I urge hon. Members, irrespective of their views on the principle—which, as I said, may be very different from my own—to consider the full ramifications of decriminalisation of abortion. It will harm more than help, and those who suffer will be women who endanger their own safety and that of the unborn children, who are equally important. We must protect both equally. Decriminalisation of abortion would fail to accomplish that.
I am sorry that the hon. Lady feels like that. I hope she heard my words to her colleague, the hon. Member for Strangford (Jim Shannon). I have always—it is on the record—defended the right of people who disagree with abortion to make their argument. I have always—[Interruption.] The hon. Lady is chuntering from a sedentary position. I have always defended the right of people to disagree. What I do not do is defend the right of people who disagree to harass.
Let me talk about another example of where abortion access is under threat. We fought tooth and nail in the previous Parliament to put safe access zones to abortion clinics in place. We absolutely uphold people’s religious liberties, but no one has a religious right to pray anywhere they like that trumps the human right of privacy that a woman has when she has made the choice to have an abortion to go to a clinic.
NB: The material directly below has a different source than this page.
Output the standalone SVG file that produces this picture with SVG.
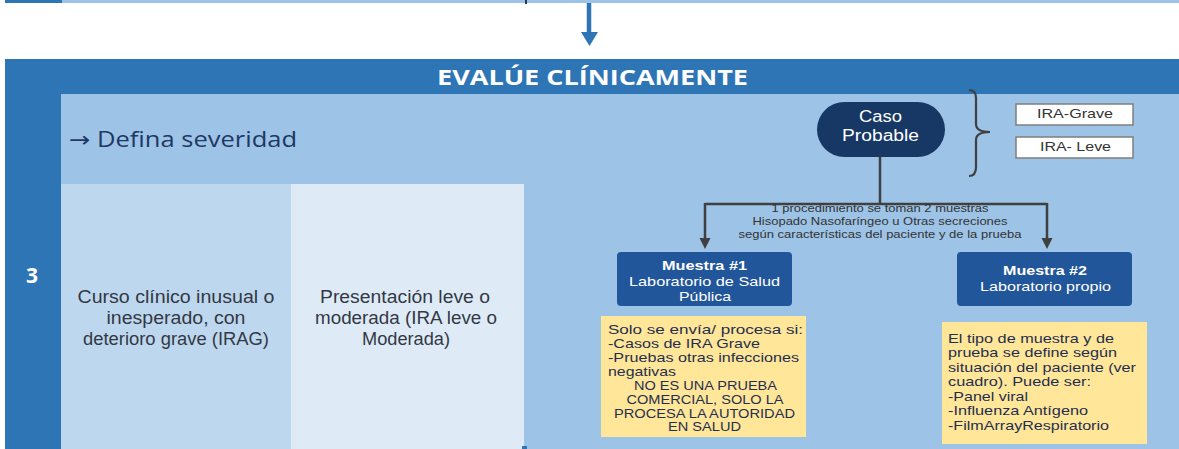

My hon. Friend the Member for Bournemouth East (Tom Hayes) set out the consequences of that.
Nothing in new clause 1 would protect buffer zones. New clause 20 would explicitly protect buffer zones, because the Northern Ireland Human Rights Commission has intervened to protect buffer zones as part of human rights legislation. Some may argue, “Don’t worry: because she made that ruling and fought that case for us in Northern Ireland, we can apply it to England and Wales.” New clause 20 would put that beyond doubt. It is therefore not some untried and untested mechanism for defending abortion; it is about recognising that, if we want to protect abortion access, we have to repeal the relevant legislation and then say what happens next.
I cannot let the occasion pass without putting it on the record that silent prayer is very much just that: a silent prayer between the individual and their God. Nothing is ever said. With respect to the hon. Lady, it is totally erroneous for her to say that a silent prayer is wrong.
I understand the position that the hon. Member is taking. Many of us believe that somebody standing at an abortion clinic and feeling the need to pray there, rather than in a church or 150 metres away from the abortion clinic, is not silently praying but intervening on the privacy of the person accessing an abortion zone. That is why this Parliament—[Interruption.] I can hear the hon. Gentleman chuntering. I want to make some progress, but let me be very clear: those of us who recognise that safe access zones balance rights in the best way recognise that the hon. Gentleman is not alone in continuing to attack them. The vice-president of the United States has sought to attack our nation’s ability to protect women’s access to abortion clinics via safe access zones. The threat that we are facing is therefore not theoretical.